Monday 12 December 2011

A push for airport security change

A push for airport security change


Airport search complaints prompt calls for on-site advocates

NEW YORK (Reuters) - Two New York politicians urged the Transportation Security Administration on Sunday to provide passenger advocates on site at airport screenings after four elderly women complained of intrusive searches by security agents in recent months.

Senator Charles Schumer and State Senator Michael Gianaris told Homeland Security Director Janet Napolitano and TSA Administrator John Pistole in a letter that an on-site passenger advocate would help strike the right balance between security and protecting vulnerable travelers.

"I appreciate the TSA's work to keep air passengers safe, but passengers should not be humiliated and degraded during their travels," Gianaris said in a statement accompanying the letter.

The call came after several elderly women came forward in the busy travel weeks around Thanksgiving to complain they were "strip searched by TSA agents", including three at New York's John F. Kennedy International Airport, the letter said.

On Sunday, the TSA denied on its blog that the women had been strip searched.
"TSA does not and has never conducted strip searches, and no strip searches occurred in any of these incidents," the official statement posted by TSA blogger Bob Burns said.

He said the TSA was in the process of establishing a toll-free phone number dedicated to travelers who may require assistance during screening and which could be called to "get guidance and information about screening."
Schumer and Gianaris asked instead for a member of the screening crew to be trained as a passenger advocate who could intervene as problems arose. They also asked for an investigation into the women's complaints, which were detailed in the letter.

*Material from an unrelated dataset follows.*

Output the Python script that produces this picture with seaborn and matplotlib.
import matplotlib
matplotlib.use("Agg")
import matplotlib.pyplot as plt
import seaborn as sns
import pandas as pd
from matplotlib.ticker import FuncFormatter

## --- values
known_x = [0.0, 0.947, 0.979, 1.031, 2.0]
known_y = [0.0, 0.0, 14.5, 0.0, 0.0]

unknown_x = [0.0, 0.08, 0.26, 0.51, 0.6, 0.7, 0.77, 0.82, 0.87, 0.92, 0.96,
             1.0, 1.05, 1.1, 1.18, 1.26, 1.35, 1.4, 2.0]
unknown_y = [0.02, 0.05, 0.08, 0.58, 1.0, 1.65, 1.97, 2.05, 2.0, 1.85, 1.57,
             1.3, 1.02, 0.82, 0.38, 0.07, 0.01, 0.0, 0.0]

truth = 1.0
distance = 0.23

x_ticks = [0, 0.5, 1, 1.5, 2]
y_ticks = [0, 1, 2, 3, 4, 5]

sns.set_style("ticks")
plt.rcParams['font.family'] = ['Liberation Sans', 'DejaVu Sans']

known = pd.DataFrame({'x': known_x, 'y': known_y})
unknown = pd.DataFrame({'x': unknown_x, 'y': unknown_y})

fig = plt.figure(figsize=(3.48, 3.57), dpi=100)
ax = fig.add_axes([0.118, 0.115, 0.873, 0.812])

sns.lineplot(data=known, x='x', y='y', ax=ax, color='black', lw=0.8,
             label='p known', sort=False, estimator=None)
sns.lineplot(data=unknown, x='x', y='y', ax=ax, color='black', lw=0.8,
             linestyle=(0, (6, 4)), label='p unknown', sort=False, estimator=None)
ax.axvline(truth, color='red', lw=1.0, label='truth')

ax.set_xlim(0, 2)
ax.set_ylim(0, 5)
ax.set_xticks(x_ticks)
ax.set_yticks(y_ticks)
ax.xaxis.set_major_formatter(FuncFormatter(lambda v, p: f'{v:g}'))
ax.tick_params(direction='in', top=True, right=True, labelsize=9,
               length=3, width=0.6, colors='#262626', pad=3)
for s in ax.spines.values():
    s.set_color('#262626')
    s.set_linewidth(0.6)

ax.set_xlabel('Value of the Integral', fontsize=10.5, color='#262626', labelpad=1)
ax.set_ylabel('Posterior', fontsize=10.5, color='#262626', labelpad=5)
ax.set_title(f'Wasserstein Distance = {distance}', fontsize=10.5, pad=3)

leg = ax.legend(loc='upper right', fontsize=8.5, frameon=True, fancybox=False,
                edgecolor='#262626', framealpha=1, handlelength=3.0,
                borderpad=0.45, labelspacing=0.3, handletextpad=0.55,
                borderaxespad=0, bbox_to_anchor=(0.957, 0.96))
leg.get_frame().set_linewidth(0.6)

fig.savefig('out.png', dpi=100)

In one case, the letter said, Lenore Zimmerman, 85, of Long Beach, New York, said TSA agents took her into a private room in late November to remove her back brace for screening after she decided against going through a scanning machine because of her heart defibrillator.

"Zimmerman said she had to raise her blouse and remove her undergarments for a female TSA agent," the letter said.

The same day, Ruth Sherman, 88, of Sunrise, Florida, was asked about a visible protrusion from her waist band, which she identified as her colostomy bag.
She was "escorted to another room where two female agents made her lower her pants for an inspection. Sherman raised concerns that the agents would disrupt her colostomy bag, causing pain and potential damage," the letter said.

A third woman, Linda Kallish, of Boynton, Florida, said that after she revealed she was a diabetic with an insulin pump in her leg, she was escorted to a separate room where she was told to remove her pants so the agents could check the pump, the letter said, without saying when that incident took place.

Last June, the daughter of Lena Reppert, 95, reported that TSA agents would not let her mother board a flight from Fort Walton Beach, Florida, to Detroit because her incontinence pad set off alarms, the letter said.
"We truly regret these passengers feel they had a bad screening experience," the TSA said in its blog.
The TSA blamed some of the problems on "a bit of miscommunication" and noted that JFK officers were receiving refresher training on "how to respectfully and safely screen passengers with disabilities or medical conditions."